The local government of Changchun city, Northeast China's Jilin Province, has released the entire fee of a coronavirus patient who received treatment in a hospital and later recovered: 10,234 yuan ($1,461). The figure would be much higher if it included testing fees.

China has taken a serious stance on the control of imported cases.

Beijing, the capital of China, has designated the new China International Exhibition Center in the suburb of Shunyi district as a temporary transit point for travelers from epidemic-hit countries, in a bid to contain the surge in imported cases.

At the Beijing International Airport, passengers are asked to disembark planes in small batches. They then have their temperatures taken and file a health situation card before passing border control.

A lady in her 60s surnamed Qiao, who picked up her grandson and returned with him from the UK, told the Global Times on Friday at the transit point that she will be isolated for 14 days with their grandson at home to ensure the public safety. She said her family are not confident in the measures being taken by the UK government, so she asked her son who works in London to send the boy back to China with her.

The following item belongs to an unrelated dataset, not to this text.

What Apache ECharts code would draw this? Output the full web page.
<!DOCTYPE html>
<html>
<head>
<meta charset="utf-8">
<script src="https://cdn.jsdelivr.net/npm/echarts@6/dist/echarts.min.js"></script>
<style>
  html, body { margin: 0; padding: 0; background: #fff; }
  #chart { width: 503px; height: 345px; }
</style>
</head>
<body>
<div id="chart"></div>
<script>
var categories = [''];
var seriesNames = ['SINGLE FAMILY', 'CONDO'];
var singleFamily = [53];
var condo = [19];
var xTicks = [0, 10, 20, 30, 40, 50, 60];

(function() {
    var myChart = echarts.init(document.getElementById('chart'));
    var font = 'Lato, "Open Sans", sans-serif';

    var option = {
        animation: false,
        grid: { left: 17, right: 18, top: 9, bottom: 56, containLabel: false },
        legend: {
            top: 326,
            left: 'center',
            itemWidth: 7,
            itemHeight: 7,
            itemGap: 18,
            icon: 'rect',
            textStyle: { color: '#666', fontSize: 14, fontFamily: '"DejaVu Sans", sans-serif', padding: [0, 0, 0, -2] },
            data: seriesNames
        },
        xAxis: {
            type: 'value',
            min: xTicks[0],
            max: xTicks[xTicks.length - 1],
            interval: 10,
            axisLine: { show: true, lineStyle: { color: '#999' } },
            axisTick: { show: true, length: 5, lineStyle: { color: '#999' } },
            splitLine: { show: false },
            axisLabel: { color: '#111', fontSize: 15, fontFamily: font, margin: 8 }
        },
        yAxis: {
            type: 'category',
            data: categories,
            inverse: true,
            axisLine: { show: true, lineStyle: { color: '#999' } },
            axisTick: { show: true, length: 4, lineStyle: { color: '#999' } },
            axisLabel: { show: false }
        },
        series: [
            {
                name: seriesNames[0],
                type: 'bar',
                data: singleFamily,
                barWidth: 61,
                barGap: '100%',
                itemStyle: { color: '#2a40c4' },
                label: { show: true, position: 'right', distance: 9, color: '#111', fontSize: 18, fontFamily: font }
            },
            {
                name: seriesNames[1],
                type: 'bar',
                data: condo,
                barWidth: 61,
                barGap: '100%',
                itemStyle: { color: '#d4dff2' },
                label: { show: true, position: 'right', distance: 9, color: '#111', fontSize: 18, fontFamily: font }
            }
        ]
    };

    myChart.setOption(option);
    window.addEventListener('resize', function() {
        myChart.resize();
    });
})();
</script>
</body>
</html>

The governments of Beijing and Shanghai and many other cities announced recently that for those who are not covered by China's national medical insurance, they will not enjoy free testing and treatment after being confirmed to be infected when entering China.

Zhoukou, a city in Central China's Henan Province, says those who have returned from overseas must report their health conditions honestly and undergo two weeks of quarantine and observation. If not, they will not enjoy free treatment from the government and will be held accountable.

China has recorded more than 110 imported COVID-19 cases as of Saturday. The National Health Commission says it is paying close attention to the rapid global spread of the virus.